To do. Return the lines below exactly, from the first line to the line that contains "from matplotlib.lines import Line2D". Leave out pictures.

Given data.
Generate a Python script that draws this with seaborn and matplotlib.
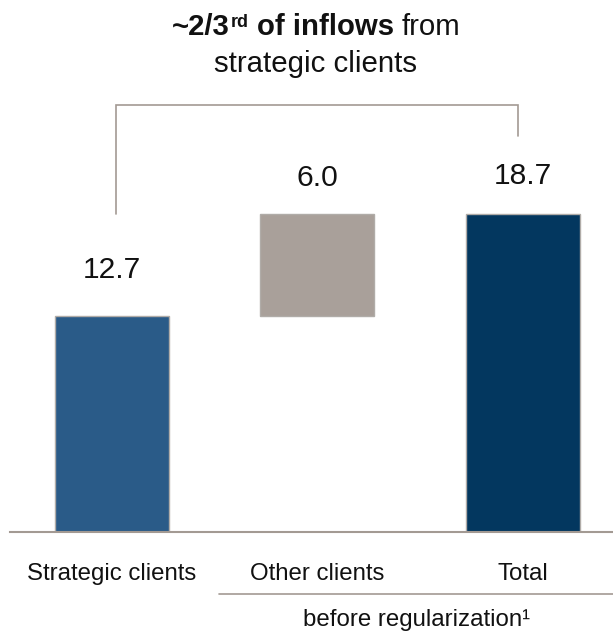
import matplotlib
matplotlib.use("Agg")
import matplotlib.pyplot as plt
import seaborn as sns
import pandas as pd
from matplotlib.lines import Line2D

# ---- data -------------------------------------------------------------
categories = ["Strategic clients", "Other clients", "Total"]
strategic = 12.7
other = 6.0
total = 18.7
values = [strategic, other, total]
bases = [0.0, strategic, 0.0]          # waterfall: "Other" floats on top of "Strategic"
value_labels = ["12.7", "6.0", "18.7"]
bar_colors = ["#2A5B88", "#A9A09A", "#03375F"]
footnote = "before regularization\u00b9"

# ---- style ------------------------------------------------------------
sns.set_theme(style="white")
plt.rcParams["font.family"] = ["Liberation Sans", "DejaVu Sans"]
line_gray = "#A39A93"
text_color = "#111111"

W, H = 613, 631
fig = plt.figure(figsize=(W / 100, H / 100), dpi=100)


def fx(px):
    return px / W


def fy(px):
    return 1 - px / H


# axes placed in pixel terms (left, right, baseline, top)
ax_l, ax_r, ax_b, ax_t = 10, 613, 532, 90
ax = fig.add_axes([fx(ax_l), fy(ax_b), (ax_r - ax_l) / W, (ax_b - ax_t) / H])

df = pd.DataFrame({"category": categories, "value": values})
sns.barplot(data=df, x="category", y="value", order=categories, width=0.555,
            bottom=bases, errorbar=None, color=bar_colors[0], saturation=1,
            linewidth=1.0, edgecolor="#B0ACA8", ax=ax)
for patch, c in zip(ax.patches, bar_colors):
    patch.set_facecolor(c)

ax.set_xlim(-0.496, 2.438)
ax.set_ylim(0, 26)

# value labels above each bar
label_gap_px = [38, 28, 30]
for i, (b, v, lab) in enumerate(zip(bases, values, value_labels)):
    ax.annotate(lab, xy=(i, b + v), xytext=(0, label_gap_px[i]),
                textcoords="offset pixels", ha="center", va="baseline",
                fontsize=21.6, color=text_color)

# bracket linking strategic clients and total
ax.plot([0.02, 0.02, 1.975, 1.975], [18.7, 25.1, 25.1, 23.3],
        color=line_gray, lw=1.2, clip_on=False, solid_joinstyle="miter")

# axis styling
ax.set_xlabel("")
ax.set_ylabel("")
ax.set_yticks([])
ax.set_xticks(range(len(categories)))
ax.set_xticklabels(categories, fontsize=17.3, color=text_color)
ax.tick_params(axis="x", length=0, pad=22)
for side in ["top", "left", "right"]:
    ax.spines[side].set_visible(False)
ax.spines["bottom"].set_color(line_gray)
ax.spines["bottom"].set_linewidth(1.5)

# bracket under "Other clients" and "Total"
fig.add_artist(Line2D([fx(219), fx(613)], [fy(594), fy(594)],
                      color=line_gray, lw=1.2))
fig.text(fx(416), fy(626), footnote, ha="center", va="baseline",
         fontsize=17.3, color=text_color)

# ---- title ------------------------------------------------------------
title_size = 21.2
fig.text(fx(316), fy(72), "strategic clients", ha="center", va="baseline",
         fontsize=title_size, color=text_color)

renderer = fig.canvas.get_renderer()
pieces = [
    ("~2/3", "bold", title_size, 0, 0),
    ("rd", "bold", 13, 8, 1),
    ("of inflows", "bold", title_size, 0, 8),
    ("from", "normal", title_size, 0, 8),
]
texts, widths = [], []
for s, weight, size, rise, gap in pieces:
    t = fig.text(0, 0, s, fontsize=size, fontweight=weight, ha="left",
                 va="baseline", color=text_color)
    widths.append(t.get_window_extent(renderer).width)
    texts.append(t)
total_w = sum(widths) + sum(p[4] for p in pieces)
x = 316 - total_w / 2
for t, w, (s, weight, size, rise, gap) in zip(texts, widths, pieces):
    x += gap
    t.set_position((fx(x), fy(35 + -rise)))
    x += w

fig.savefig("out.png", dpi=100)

Completed exercise.
Generate a Python script that draws this with seaborn and matplotlib.
import matplotlib
matplotlib.use("Agg")
import matplotlib.pyplot as plt
import seaborn as sns
import pandas as pd
from matplotlib.lines import Line2D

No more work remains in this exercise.